Wednesday, July 21, 2010

Pair left Facebook messages before hangings, but mystery still surrounds apparent joint suicide attempt

By Rachel Hatzipanagos and Tonya Alanez
Sun-Sentinel Staff Writers

Updated: 8:53 a.m. Wednesday, July 21, 2010
Posted: 8:34 a.m. Wednesday, July 21, 2010


Hours before they hanged themselves, the young couple posted foreboding messages on their Facebook pages.

"Momma, its not your fault," Joseph M. Brown, 22, wrote at 4:39 a.m. Monday.

About an hour earlier, Nikole Baldomero, known as Nikayla, 24, posted that she was "at peace."

Just before 7 a.m. Monday, a jogger discovered them dangling from the truss of a picnic pavilion in Parkland's Terramar Park.

Brown, a Parkland resident and Marjory Stoneman Douglas High School graduate, did not survive. He was pronounced dead at Northwest Medical Center.

Baldomero, an aspiring actress and singer from Coconut Creek whose Facebook page says she attends Florida Atlantic University, remained in critical condition Tuesday in the intensive care unit at West Boca Medical Center, a hospital spokesman said.

What drove two young people to try to end their lives in a pleasant, public setting in a normally placid upscale residential community of Broward County is still veiled in mystery.

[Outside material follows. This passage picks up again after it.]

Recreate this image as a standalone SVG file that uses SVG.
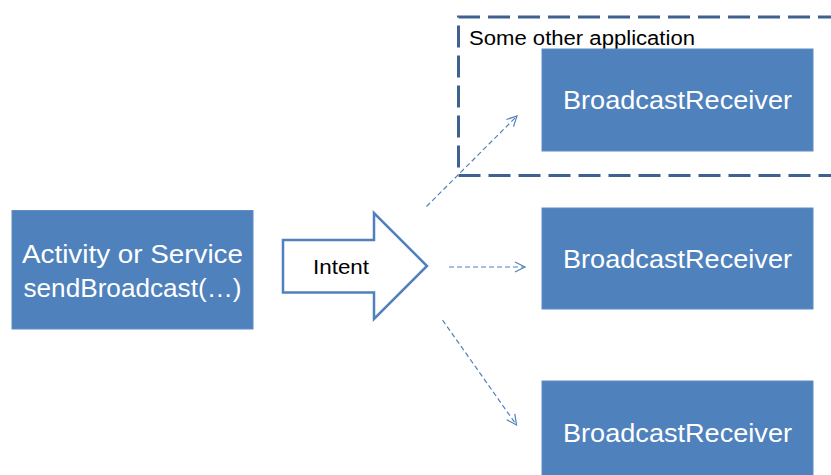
<svg xmlns="http://www.w3.org/2000/svg" width="831" height="475" viewBox="0 0 831 475">
<style>
.box{fill:#4F81BD;stroke:#5F8CC3;stroke-width:1}
.wt{fill:#FFFFFF;font-family:"Liberation Sans",Arial,sans-serif;font-size:26px;text-anchor:middle}
.bt{fill:#000000;font-family:"Liberation Sans",Arial,sans-serif}
.conn{fill:none;stroke:#4F81BD;stroke-width:1.2;stroke-dasharray:5 3}
</style>
<defs>
<marker id="ah" markerWidth="14" markerHeight="14" refX="11" refY="7" orient="auto" markerUnits="userSpaceOnUse">
<path d="M1,2 L11,7 L1,12" fill="none" stroke="#4F81BD" stroke-width="1.2"/>
</marker>
</defs>
<rect width="831" height="475" fill="#FFFFFF"/>
<g id="container">
<path d="M840,17 L458.5,17 L458.5,175.5 L840,175.5" fill="none" stroke="#3E6190" stroke-width="3" stroke-dasharray="22 8"/>
<text class="bt" x="469" y="45" font-size="20" textLength="226" lengthAdjust="spacingAndGlyphs">Some other application</text>
</g>
<g id="sender">
<rect class="box" x="12" y="210.5" width="241" height="118.5"/>
<text class="wt" x="132.5" y="263" textLength="221" lengthAdjust="spacingAndGlyphs">Activity or Service</text>
<text class="wt" x="132.5" y="297" textLength="218" lengthAdjust="spacingAndGlyphs">sendBroadcast(…)</text>
</g>
<g id="intent">
<path d="M283,240 L374,240 L374,213 L427,266 L374,319 L374,292.5 L283,292.5 Z" fill="#FFFFFF" stroke="#4F81BD" stroke-width="2.5" stroke-linejoin="miter"/>
<text class="bt" x="341" y="274" font-size="20" text-anchor="middle" textLength="56" lengthAdjust="spacingAndGlyphs">Intent</text>
</g>
<g id="receiver1">
<rect class="box" x="542" y="49" width="271" height="102"/>
<text class="wt" x="677.5" y="109" textLength="229" lengthAdjust="spacingAndGlyphs">BroadcastReceiver</text>
</g>
<g id="receiver2">
<rect class="box" x="542" y="208" width="271" height="101"/>
<text class="wt" x="677.5" y="268" textLength="229" lengthAdjust="spacingAndGlyphs">BroadcastReceiver</text>
</g>
<g id="receiver3">
<rect class="box" x="542" y="381" width="271" height="100"/>
<text class="wt" x="677.5" y="442" textLength="229" lengthAdjust="spacingAndGlyphs">BroadcastReceiver</text>
</g>
<g id="connectors">
<line class="conn" x1="426.5" y1="206.5" x2="517" y2="116" marker-end="url(#ah)"/>
<line class="conn" x1="449" y1="267" x2="525" y2="267" marker-end="url(#ah)"/>
<line class="conn" x1="442.5" y1="320" x2="516.5" y2="425" marker-end="url(#ah)"/>
</g>
</svg>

Were the two in love? Were drugs or other mind-altering substances involved? The investigation is ongoing.

"This is not a Romeo and Juliet thing," said Dani Moschella, a Broward Sheriff's Office spokeswoman. But one acquaintance told the Sun Sentinel that Brown and Baldomero had been romantically involved for about a month.

"No one was expecting anything like this," said Brittany Potter, 19, another friend who had known Brown for about two years and dated him before she went away to college. "He was smart and charming. He had some rough patches, but we all thought he would pull through."

Potter declined to elaborate on Brown's struggles, other than to say he had been recently looking for work as a diesel mechanic. "It's not my place to say," she said.

Moschella, the sheriff's office spokeswoman, described Brown and Baldomero as just friends. She declined to comment on the motive, or confirm or deny that there was a suicide note, because the detective work is still at an early stage.

But in officials' minds, there was absolutely no doubt about what the two young people set out to do in the early morning hours of Monday. The Broward Medical Examiner's Office ruled Brown's death a suicide; the Broward Sheriff's Office said Baldomero had attempted to kill herself.

Though unassociated with the case, one nationally known specialist on suicide said it was very improbable there was not a romantic relationship between the two.

"It's highly unlikely that they were just friends," said Dr. Douglas G. Jacobs, a Harvard Medical School associate clinical professor of psychiatry. "This would be classified as a suicide pact. It usually involves intense bonding in a relationship, usually intimate."

Suicide pacts are a rarity among the nation's 30,000 annual suicides, accounting for less than 0.5 percent, Jacobs said. They are often triggered by the ending of a relationship and the couple usually shares underlying pathologies, such as depression, a history of drug abuse, or suicide attempts or threats.

"It's an irreversible method; that's the point," Jacobs said. "The fact that they did it in a public setting, it's a way of them sort of going out having their names in lights. They want to be noticed, maybe they wanted society to feel that they were perhaps victims."

Hanging, after shooting, is the most common method of suicide in the 10 to 24 age group, accounting for 39 percent of the deaths, according to the federal Centers for Disease Control and Prevention.

More young people survive suicide attempts than actually die, but at 83 percent compared to 17 percent, young males die more often than females, according to the center.

On Tuesday afternoon, a woman wearing a West Boca Medical Center visitor's badge at Baldomero's home declined to comment.

The 24-year-old's Twitter page reflects a highly sociable woman's rounds of beach "BeerBQs," pool parties, midnight movies and South Beach clubs.

"Still no beddybye," she posted at 7:07 a.m. on May 6.

On June 13, she announced that she was "single as a dollar baby."

In pursuit of her acting ambitions, Baldomero won a lead role as Blue Comet in a superhero movie spoof, "Lucky Streak and the Crime Fighters," which premiered in Miami last month at Florida SuperCon, the annual festival of comic book, anime and sci-fi enthusiasts.

On her Facebook page, friends and family posted their wishes for her survival.

"I am sending my prayers, positivity, and well wishes your way," one friend wrote on her wall. "There are so many people rooting for you."

On Tuesday evening, a vigil was held at the Parkland park where Brown ended his life and Baldomero tried to do the same. More than a dozen people attended, but told a reporter they were too distraught to talk about their friends.

Though Brown had mentioned personal problems, Potter said, her "loveable, friendly, smart" pal with "the most beautiful eyes and smile" had assured friends that, of late, things were on the upswing.

"He was telling people things were getting better," Potter said. "That's why no one had a clue."